***** Given information

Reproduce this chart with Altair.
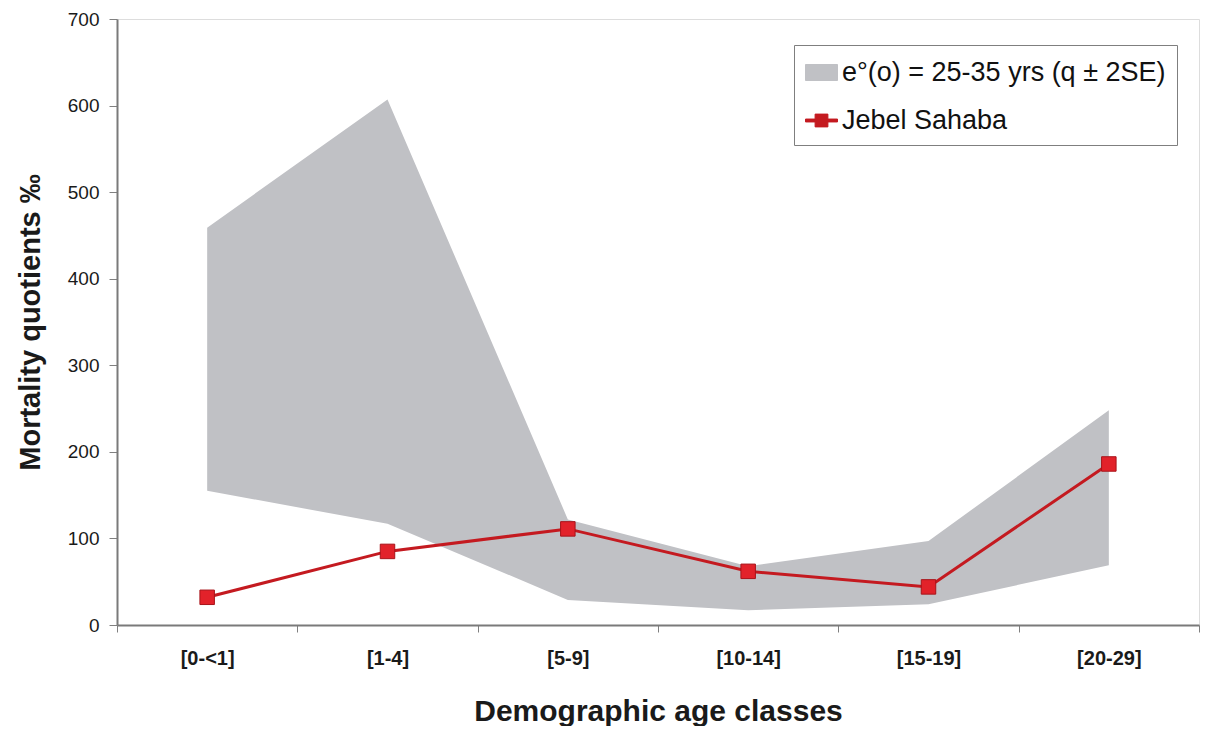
import altair as alt
import pandas as pd

cats = ["[0-<1]", "[1-4]", "[5-9]", "[10-14]", "[15-19]", "[20-29]"]
band_lo = [155, 117, 29, 17, 24, 69]
band_hi = [459, 607, 122, 68, 97, 248]
jebel = [32, 85, 111, 62, 44, 186]
y_ticks = [0, 100, 200, 300, 400, 500, 600, 700]

s_band = "e°(o) = 25-35 yrs (q ± 2SE)"
s_jebel = "Jebel Sahaba"

GRAY = "#c0c1c5"
RED = "#c41a20"
RED_FILL = "#e2222a"
RED_EDGE = "#a8141a"
FONT = "Liberation Sans"

band_df = pd.DataFrame({"cat": cats, "lo": band_lo, "hi": band_hi, "series": s_band})
line_df = pd.DataFrame({"cat": cats, "q": jebel, "series": s_jebel})

path_band = "M-1,-0.5H1V0.5H-1Z"
path_jebel = "M-1,-0.09H-0.4V-0.4H0.4V-0.09H1V0.09H0.4V0.4H-0.4V0.09H-1Z"
is_j = "datum.value === '" + s_jebel + "'"

xenc = alt.X(
    "cat:N", sort=cats, bandPosition=0.5,
    scale=alt.Scale(type="band", paddingInner=0, paddingOuter=0, domain=cats),
    axis=alt.Axis(
        title="Demographic age classes", tickBand="extent", labelAngle=0,
        labelFont=FONT, labelFontSize=20, labelFontWeight="bold", labelColor="#1a1a1a",
        labelPadding=16, tickSize=7, tickColor="#808080", tickWidth=1,
        domainColor="#7a7a7a", domainWidth=2,
        titleFont=FONT, titleFontSize=30, titleFontWeight="bold", titleColor="#1a1a1a",
        titleY=86, titleBaseline="middle", grid=False,
    ),
)

yscale = alt.Scale(domain=[0, 700], nice=False)
yaxis = alt.Axis(
    title="Mortality quotients ‰", values=y_ticks, grid=False,
    labelFont=FONT, labelFontSize=19, labelColor="#1a1a1a", labelPadding=10,
    tickSize=8, tickColor="#808080", tickWidth=1,
    domainColor="#7a7a7a", domainWidth=2,
    titleFont=FONT, titleFontSize=29, titleFontWeight="bold", titleColor="#1a1a1a",
    titleX=-87, titleY=303, titleBaseline="middle", titleAngle=-90,
)

color = alt.Color(
    "series:N",
    scale=alt.Scale(domain=[s_band, s_jebel], range=[GRAY, RED]),
    legend=alt.Legend(
        title=None, orient="none", legendX=677, legendY=26, padding=11,
        symbolSize=1024, rowPadding=18, labelOffset=4, labelLimit=0,
        labelFont=FONT, labelFontSize=27, labelColor="#111111",
        strokeColor="#7f7f7f", fillColor="white", symbolStrokeWidth=1,
        symbolOpacity=1,
        symbolType=alt.ExprRef(is_j + " ? '" + path_jebel + "' : '" + path_band + "'"),
        symbolFillColor=alt.ExprRef(is_j + " ? '" + RED_FILL + "' : '" + GRAY + "'"),
        symbolStrokeColor=alt.ExprRef(is_j + " ? '" + RED_EDGE + "' : '" + GRAY + "'"),
    ),
)

area = alt.Chart(band_df).mark_area(opacity=1, fillOpacity=1).encode(
    x=xenc,
    y=alt.Y("hi:Q", scale=yscale, axis=yaxis),
    y2="lo:Q",
    color=color,
)

line = alt.Chart(line_df).mark_line(strokeWidth=3).encode(
    x=xenc,
    y=alt.Y("q:Q", scale=yscale),
    color=color,
)

pts = alt.Chart(line_df).mark_square(
    size=210, filled=True, fill=RED_FILL, stroke=RED_EDGE, strokeWidth=1, opacity=1
).encode(
    x=xenc,
    y=alt.Y("q:Q", scale=yscale),
)

chart = alt.layer(area, line, pts).properties(
    width=1082, height=606,
    autosize=alt.AutoSizeParams(type="none"),
    padding={"left": 109, "top": 11, "right": 1, "bottom": 101},
).configure_view(
    stroke="#8a8a8a", strokeWidth=1.5
).configure(background="white")

chart.save("out.html", embed_options={"renderer": "svg", "actions": False})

**********

Problem details
Make an exact reproduction of the listing above, without any pictures.

Solution to the problem
Reproduce this chart with Altair.
import altair as alt
import pandas as pd

cats = ["[0-<1]", "[1-4]", "[5-9]", "[10-14]", "[15-19]", "[20-29]"]
band_lo = [155, 117, 29, 17, 24, 69]
band_hi = [459, 607, 122, 68, 97, 248]
jebel = [32, 85, 111, 62, 44, 186]
y_ticks = [0, 100, 200, 300, 400, 500, 600, 700]

s_band = "e°(o) = 25-35 yrs (q ± 2SE)"
s_jebel = "Jebel Sahaba"

GRAY = "#c0c1c5"
RED = "#c41a20"
RED_FILL = "#e2222a"
RED_EDGE = "#a8141a"
FONT = "Liberation Sans"

band_df = pd.DataFrame({"cat": cats, "lo": band_lo, "hi": band_hi, "series": s_band})
line_df = pd.DataFrame({"cat": cats, "q": jebel, "series": s_jebel})

path_band = "M-1,-0.5H1V0.5H-1Z"
path_jebel = "M-1,-0.09H-0.4V-0.4H0.4V-0.09H1V0.09H0.4V0.4H-0.4V0.09H-1Z"
is_j = "datum.value === '" + s_jebel + "'"

xenc = alt.X(
    "cat:N", sort=cats, bandPosition=0.5,
    scale=alt.Scale(type="band", paddingInner=0, paddingOuter=0, domain=cats),
    axis=alt.Axis(
        title="Demographic age classes", tickBand="extent", labelAngle=0,
        labelFont=FONT, labelFontSize=20, labelFontWeight="bold", labelColor="#1a1a1a",
        labelPadding=16, tickSize=7, tickColor="#808080", tickWidth=1,
        domainColor="#7a7a7a", domainWidth=2,
        titleFont=FONT, titleFontSize=30, titleFontWeight="bold", titleColor="#1a1a1a",
        titleY=86, titleBaseline="middle", grid=False,
    ),
)

yscale = alt.Scale(domain=[0, 700], nice=False)
yaxis = alt.Axis(
    title="Mortality quotients ‰", values=y_ticks, grid=False,
    labelFont=FONT, labelFontSize=19, labelColor="#1a1a1a", labelPadding=10,
    tickSize=8, tickColor="#808080", tickWidth=1,
    domainColor="#7a7a7a", domainWidth=2,
    titleFont=FONT, titleFontSize=29, titleFontWeight="bold", titleColor="#1a1a1a",
    titleX=-87, titleY=303, titleBaseline="middle", titleAngle=-90,
)

color = alt.Color(
    "series:N",
    scale=alt.Scale(domain=[s_band, s_jebel], range=[GRAY, RED]),
    legend=alt.Legend(
        title=None, orient="none", legendX=677, legendY=26, padding=11,
        symbolSize=1024, rowPadding=18, labelOffset=4, labelLimit=0,
        labelFont=FONT, labelFontSize=27, labelColor="#111111",
        strokeColor="#7f7f7f", fillColor="white", symbolStrokeWidth=1,
        symbolOpacity=1,
        symbolType=alt.ExprRef(is_j + " ? '" + path_jebel + "' : '" + path_band + "'"),
        symbolFillColor=alt.ExprRef(is_j + " ? '" + RED_FILL + "' : '" + GRAY + "'"),
        symbolStrokeColor=alt.ExprRef(is_j + " ? '" + RED_EDGE + "' : '" + GRAY + "'"),
    ),
)

area = alt.Chart(band_df).mark_area(opacity=1, fillOpacity=1).encode(
    x=xenc,
    y=alt.Y("hi:Q", scale=yscale, axis=yaxis),
    y2="lo:Q",
    color=color,
)

line = alt.Chart(line_df).mark_line(strokeWidth=3).encode(
    x=xenc,
    y=alt.Y("q:Q", scale=yscale),
    color=color,
)

pts = alt.Chart(line_df).mark_square(
    size=210, filled=True, fill=RED_FILL, stroke=RED_EDGE, strokeWidth=1, opacity=1
).encode(
    x=xenc,
    y=alt.Y("q:Q", scale=yscale),
)

chart = alt.layer(area, line, pts).properties(
    width=1082, height=606,
    autosize=alt.AutoSizeParams(type="none"),
    padding={"left": 109, "top": 11, "right": 1, "bottom": 101},
).configure_view(
    stroke="#8a8a8a", strokeWidth=1.5
).configure(background="white")

chart.save("out.html", embed_options={"renderer": "svg", "actions": False})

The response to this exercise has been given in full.